Après avoir nourri le cirque électoral américain pendant plus d’un an, faisant des citoyens des spectateurs toujours plus passifs, les grands médias nous promettent maintenant plus de rigueur. En cette ère de post-vérité, pour reprendre une expression aujourd’hui à la mode, le fact-checking (l’épreuve des faits) serait désormais le garant de la qualité du débat public et de la vie démocratique. On ne pourra plus désormais dire n’importe quoi, clame-t-on. Ah bon. Mine de rien, on sacralise un peu plus ladite objectivité, celle qui, à l’écart des mots, nous donnerait à voir la réalité, en feignant de croire – ou, pire, en croyant – que notre capacité de changer le cours des choses s’en trouvera accrue. Singulière cécité.

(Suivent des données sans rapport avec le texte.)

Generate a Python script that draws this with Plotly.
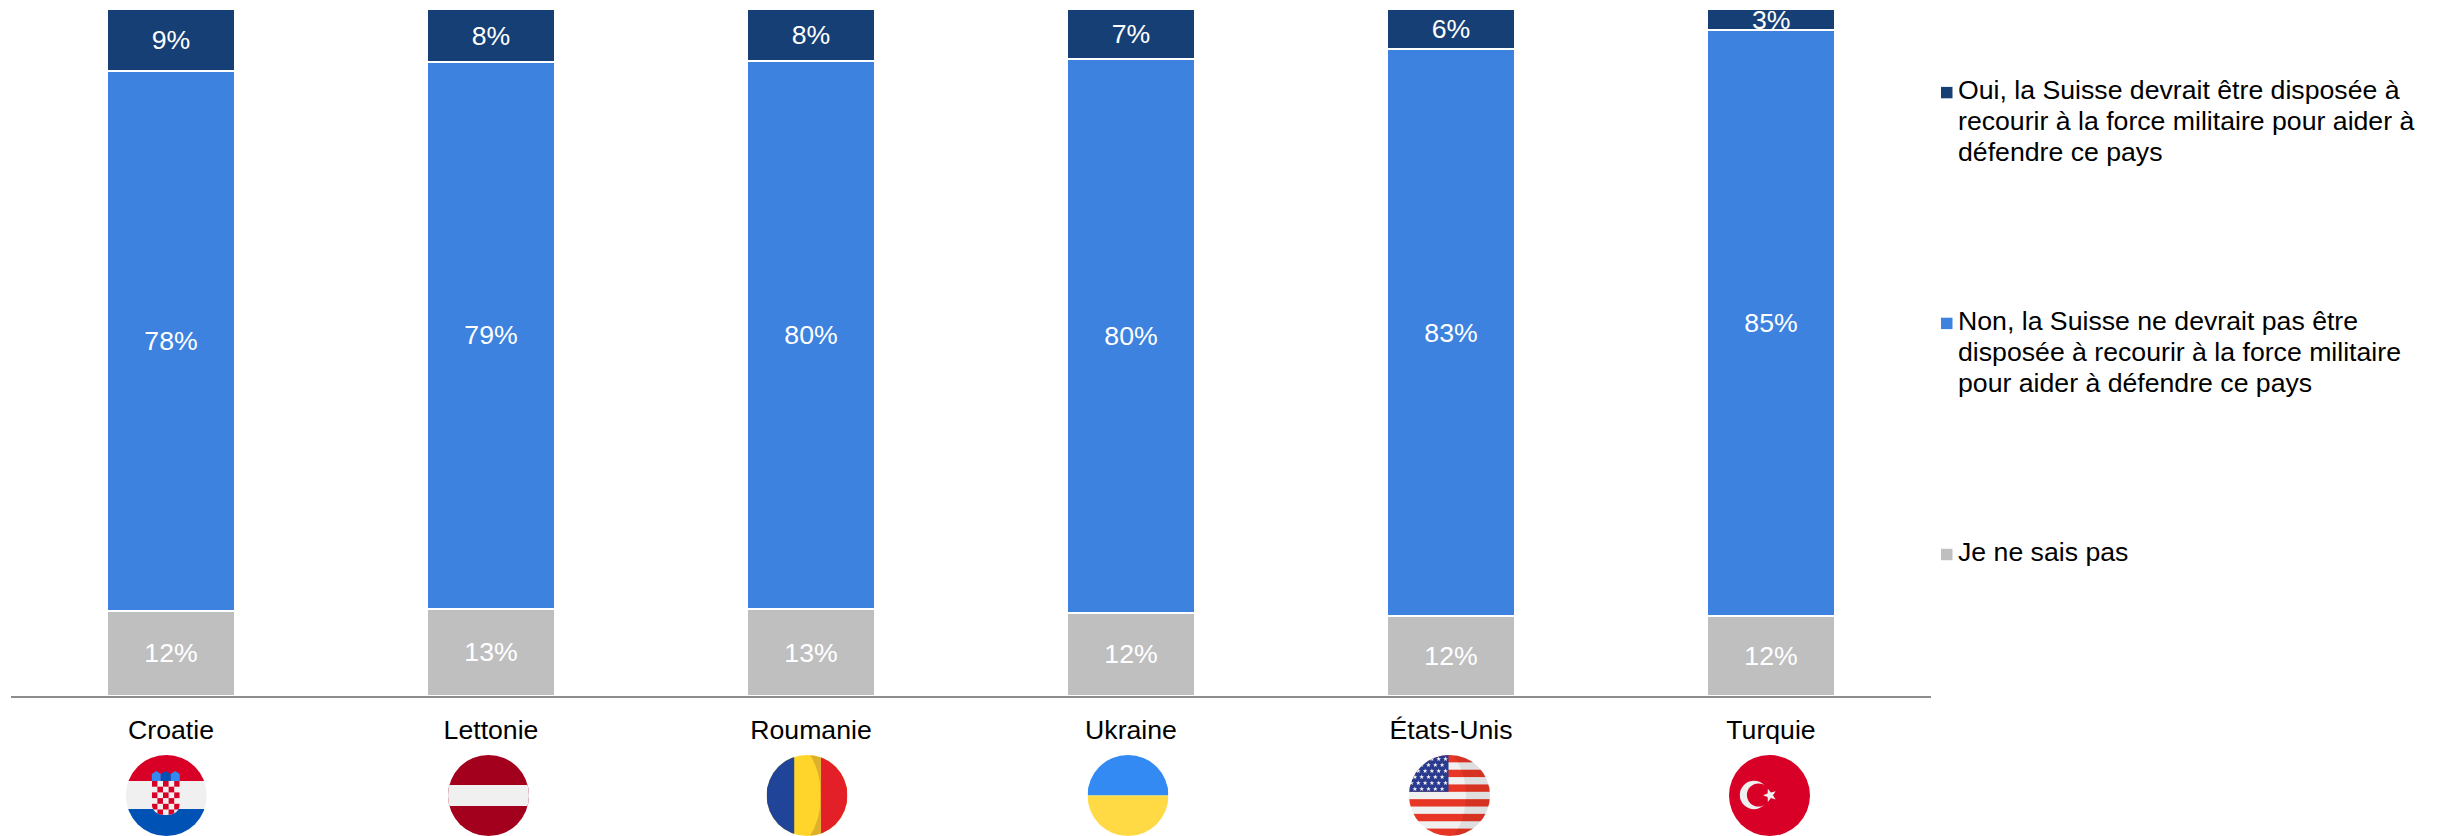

Dans L’aveuglement, l’écrivain portugais José Saramago dépeignait un monde frappé par une épidémie de cécité, avec le chaos qui s’ensuit. Notre difficulté à voir, aujourd’hui, tient d’abord d’une difficulté à «voir ensemble», pour reprendre une expression du philosophe Jean-Toussaint Desanti. Dans une société de masse, de plus en plus compacte, où voir se réduit en une dissémination d’images dans lesquelles l’émotion et la pensée semblent s’opposer, il faut rappeler qu’il n’y a de vision que dans ce qui appelle la parole, condition du commun, du souci partagé. Il n’y a de «voir», d’approche du réel, que dans le désir de voir l’invisible, ce qui fait sens et se déploie dans un horizon intersubjectif, irréductible aux faits, où le commun peut résonner comme un idéal de justice, une intentionnalité partagée.
On peut multiplier à l’infini les bouts de réalité que l’on donne en pâture à la vision: l’aveuglement extrême est insatiable. Surtout, il ne permet d’élever aucun mur contre les Trump de ce monde.